##### DATASET ROWS

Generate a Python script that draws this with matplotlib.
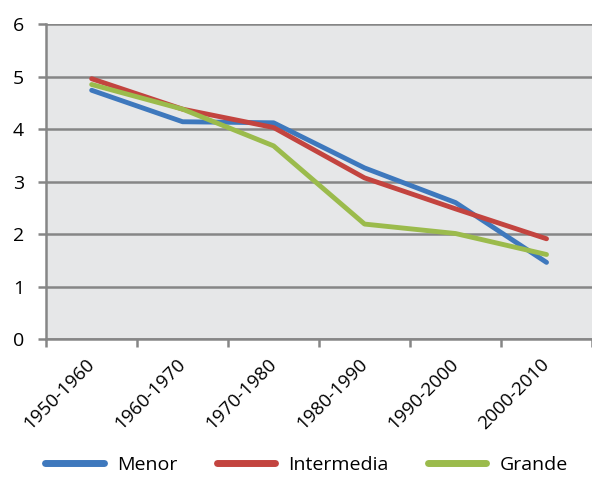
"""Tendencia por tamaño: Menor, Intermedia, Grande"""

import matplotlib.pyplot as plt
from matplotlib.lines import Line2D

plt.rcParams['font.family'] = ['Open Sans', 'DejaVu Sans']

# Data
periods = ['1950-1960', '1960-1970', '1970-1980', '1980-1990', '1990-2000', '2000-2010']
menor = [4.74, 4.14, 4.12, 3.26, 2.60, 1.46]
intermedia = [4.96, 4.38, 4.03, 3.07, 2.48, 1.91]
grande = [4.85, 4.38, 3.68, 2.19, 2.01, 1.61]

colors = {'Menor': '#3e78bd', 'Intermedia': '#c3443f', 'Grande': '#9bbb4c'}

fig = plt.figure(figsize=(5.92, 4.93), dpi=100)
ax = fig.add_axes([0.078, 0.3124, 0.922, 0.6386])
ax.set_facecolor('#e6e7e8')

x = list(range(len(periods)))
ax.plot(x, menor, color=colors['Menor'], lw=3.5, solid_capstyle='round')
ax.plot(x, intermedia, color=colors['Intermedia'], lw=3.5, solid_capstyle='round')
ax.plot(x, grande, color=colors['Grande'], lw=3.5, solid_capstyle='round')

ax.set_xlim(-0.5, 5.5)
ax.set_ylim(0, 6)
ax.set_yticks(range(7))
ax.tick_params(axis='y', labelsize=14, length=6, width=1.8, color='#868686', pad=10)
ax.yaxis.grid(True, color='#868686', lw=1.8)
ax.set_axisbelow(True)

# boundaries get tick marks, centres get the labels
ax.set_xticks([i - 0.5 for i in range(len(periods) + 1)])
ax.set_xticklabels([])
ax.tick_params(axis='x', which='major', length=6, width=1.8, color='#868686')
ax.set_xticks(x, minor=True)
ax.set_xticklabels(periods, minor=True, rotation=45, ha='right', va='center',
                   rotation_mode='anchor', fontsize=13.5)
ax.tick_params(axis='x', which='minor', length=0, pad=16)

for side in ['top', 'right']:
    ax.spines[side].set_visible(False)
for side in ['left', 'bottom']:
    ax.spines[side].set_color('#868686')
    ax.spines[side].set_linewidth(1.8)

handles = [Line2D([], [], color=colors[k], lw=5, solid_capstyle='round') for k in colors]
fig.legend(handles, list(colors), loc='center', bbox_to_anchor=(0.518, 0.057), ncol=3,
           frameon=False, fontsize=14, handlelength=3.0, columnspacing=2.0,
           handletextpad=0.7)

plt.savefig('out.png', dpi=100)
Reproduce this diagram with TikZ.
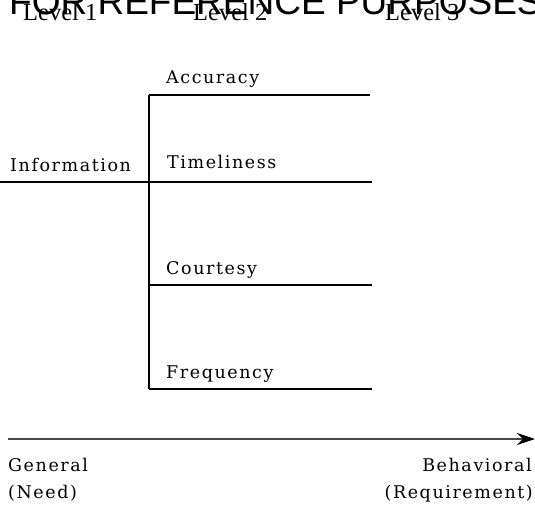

##########

WHAT IS REQUIRED.
Copy exactly the lines from the first line of the records above through the line with "plt.savefig('out.png', dpi=100)", both included, and nothing else. Pictures stay out.

COMPLETE ANSWER.
Generate a Python script that draws this with matplotlib.
"""Tendencia por tamaño: Menor, Intermedia, Grande"""

import matplotlib.pyplot as plt
from matplotlib.lines import Line2D

plt.rcParams['font.family'] = ['Open Sans', 'DejaVu Sans']

# Data
periods = ['1950-1960', '1960-1970', '1970-1980', '1980-1990', '1990-2000', '2000-2010']
menor = [4.74, 4.14, 4.12, 3.26, 2.60, 1.46]
intermedia = [4.96, 4.38, 4.03, 3.07, 2.48, 1.91]
grande = [4.85, 4.38, 3.68, 2.19, 2.01, 1.61]

colors = {'Menor': '#3e78bd', 'Intermedia': '#c3443f', 'Grande': '#9bbb4c'}

fig = plt.figure(figsize=(5.92, 4.93), dpi=100)
ax = fig.add_axes([0.078, 0.3124, 0.922, 0.6386])
ax.set_facecolor('#e6e7e8')

x = list(range(len(periods)))
ax.plot(x, menor, color=colors['Menor'], lw=3.5, solid_capstyle='round')
ax.plot(x, intermedia, color=colors['Intermedia'], lw=3.5, solid_capstyle='round')
ax.plot(x, grande, color=colors['Grande'], lw=3.5, solid_capstyle='round')

ax.set_xlim(-0.5, 5.5)
ax.set_ylim(0, 6)
ax.set_yticks(range(7))
ax.tick_params(axis='y', labelsize=14, length=6, width=1.8, color='#868686', pad=10)
ax.yaxis.grid(True, color='#868686', lw=1.8)
ax.set_axisbelow(True)

# boundaries get tick marks, centres get the labels
ax.set_xticks([i - 0.5 for i in range(len(periods) + 1)])
ax.set_xticklabels([])
ax.tick_params(axis='x', which='major', length=6, width=1.8, color='#868686')
ax.set_xticks(x, minor=True)
ax.set_xticklabels(periods, minor=True, rotation=45, ha='right', va='center',
                   rotation_mode='anchor', fontsize=13.5)
ax.tick_params(axis='x', which='minor', length=0, pad=16)

for side in ['top', 'right']:
    ax.spines[side].set_visible(False)
for side in ['left', 'bottom']:
    ax.spines[side].set_color('#868686')
    ax.spines[side].set_linewidth(1.8)

handles = [Line2D([], [], color=colors[k], lw=5, solid_capstyle='round') for k in colors]
fig.legend(handles, list(colors), loc='center', bbox_to_anchor=(0.518, 0.057), ncol=3,
           frameon=False, fontsize=14, handlelength=3.0, columnspacing=2.0,
           handletextpad=0.7)

plt.savefig('out.png', dpi=100)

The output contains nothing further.